*** DATA RECORDS

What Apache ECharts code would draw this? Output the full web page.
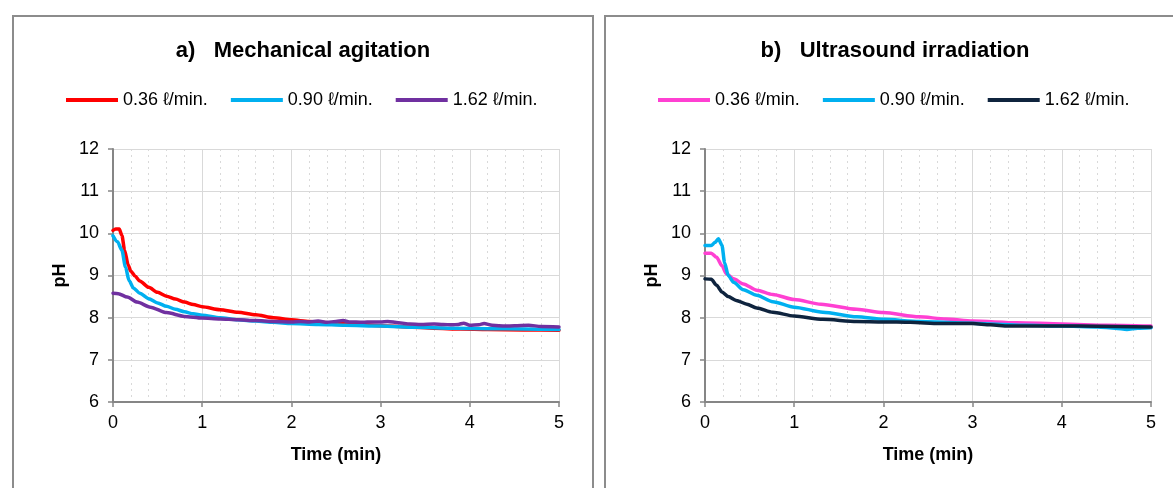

******
*** DATA RECORDS

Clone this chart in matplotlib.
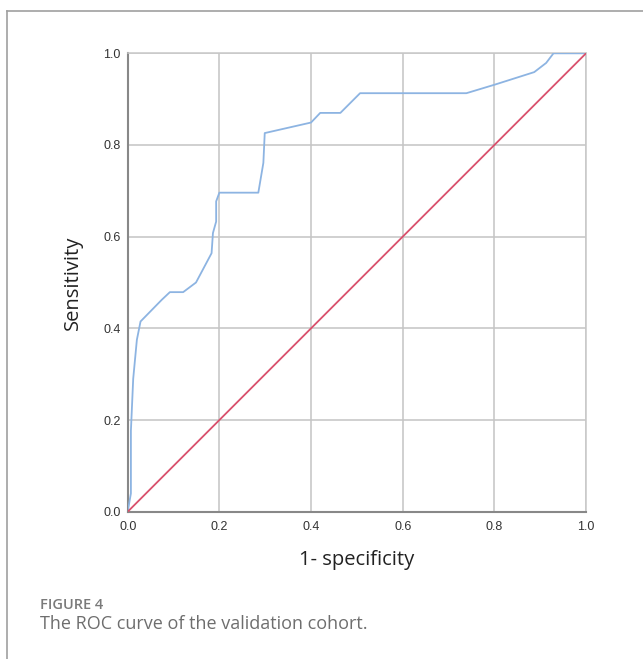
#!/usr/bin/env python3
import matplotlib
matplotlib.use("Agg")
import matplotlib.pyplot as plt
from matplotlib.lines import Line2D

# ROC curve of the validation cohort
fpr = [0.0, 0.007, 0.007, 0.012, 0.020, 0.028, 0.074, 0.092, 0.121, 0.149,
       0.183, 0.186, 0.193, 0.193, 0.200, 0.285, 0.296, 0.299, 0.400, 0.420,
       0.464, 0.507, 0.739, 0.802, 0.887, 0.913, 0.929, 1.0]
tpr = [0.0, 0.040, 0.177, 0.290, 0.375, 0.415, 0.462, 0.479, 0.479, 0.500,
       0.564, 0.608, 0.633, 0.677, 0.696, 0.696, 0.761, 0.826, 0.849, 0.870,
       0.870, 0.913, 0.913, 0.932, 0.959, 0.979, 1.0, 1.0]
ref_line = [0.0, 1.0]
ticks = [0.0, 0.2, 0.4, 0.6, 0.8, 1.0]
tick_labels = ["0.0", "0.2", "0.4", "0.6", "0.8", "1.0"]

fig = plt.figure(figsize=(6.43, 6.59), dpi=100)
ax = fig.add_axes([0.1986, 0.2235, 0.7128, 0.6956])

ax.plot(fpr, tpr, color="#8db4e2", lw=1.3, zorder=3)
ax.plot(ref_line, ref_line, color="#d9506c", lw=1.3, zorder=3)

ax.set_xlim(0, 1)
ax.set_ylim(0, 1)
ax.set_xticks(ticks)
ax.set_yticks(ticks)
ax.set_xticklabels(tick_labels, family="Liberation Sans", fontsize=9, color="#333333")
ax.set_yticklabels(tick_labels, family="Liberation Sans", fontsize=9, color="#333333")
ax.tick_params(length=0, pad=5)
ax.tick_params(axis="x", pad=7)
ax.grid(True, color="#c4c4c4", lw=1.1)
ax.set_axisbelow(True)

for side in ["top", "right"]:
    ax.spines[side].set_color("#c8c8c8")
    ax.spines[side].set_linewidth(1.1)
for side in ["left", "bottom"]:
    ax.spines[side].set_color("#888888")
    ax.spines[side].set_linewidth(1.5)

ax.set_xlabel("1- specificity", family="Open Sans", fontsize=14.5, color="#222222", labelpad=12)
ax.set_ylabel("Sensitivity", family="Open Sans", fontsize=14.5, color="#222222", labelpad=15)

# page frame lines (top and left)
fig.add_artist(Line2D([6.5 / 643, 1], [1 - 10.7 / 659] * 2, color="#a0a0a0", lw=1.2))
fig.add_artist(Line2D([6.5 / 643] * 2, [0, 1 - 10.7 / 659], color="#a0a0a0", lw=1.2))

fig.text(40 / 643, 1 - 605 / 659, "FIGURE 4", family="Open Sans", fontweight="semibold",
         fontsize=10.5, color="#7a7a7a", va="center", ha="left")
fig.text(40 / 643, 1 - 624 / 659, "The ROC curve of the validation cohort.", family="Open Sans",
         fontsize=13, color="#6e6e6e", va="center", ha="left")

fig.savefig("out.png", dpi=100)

******
*** DATA RECORDS

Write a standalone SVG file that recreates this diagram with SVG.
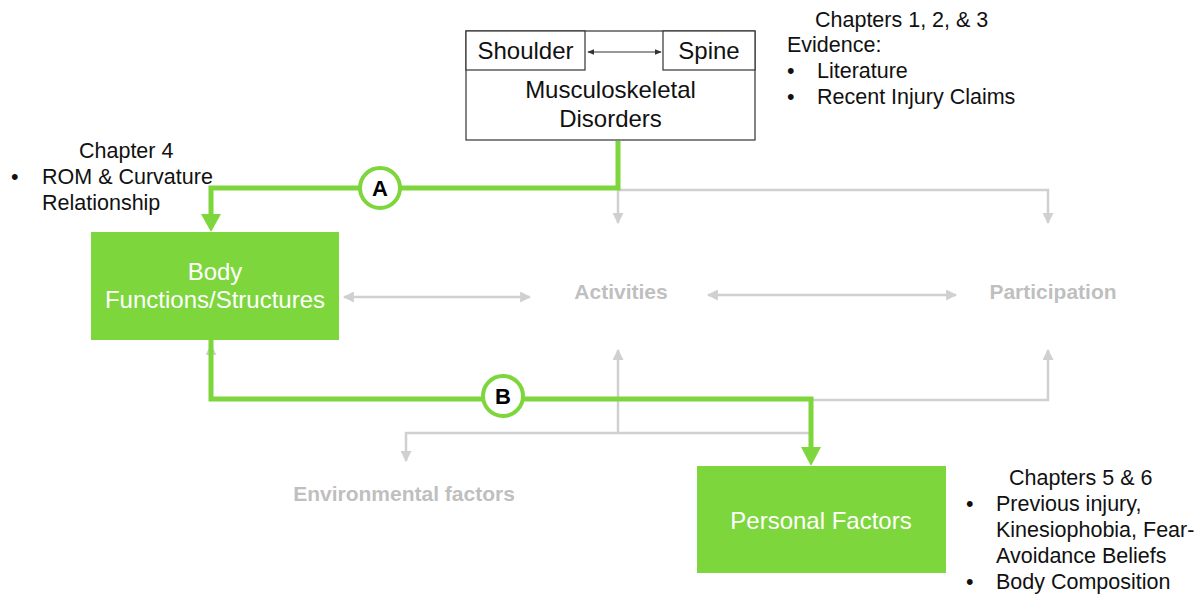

******

For the material above, give again only the lines starting at the line that contains "Clone this chart in matplotlib." and ending at the line that contains "from matplotlib.lines import Line2D". Pictures do not belong in the copy.

Clone this chart in matplotlib.
#!/usr/bin/env python3
import matplotlib
matplotlib.use("Agg")
import matplotlib.pyplot as plt
from matplotlib.lines import Line2D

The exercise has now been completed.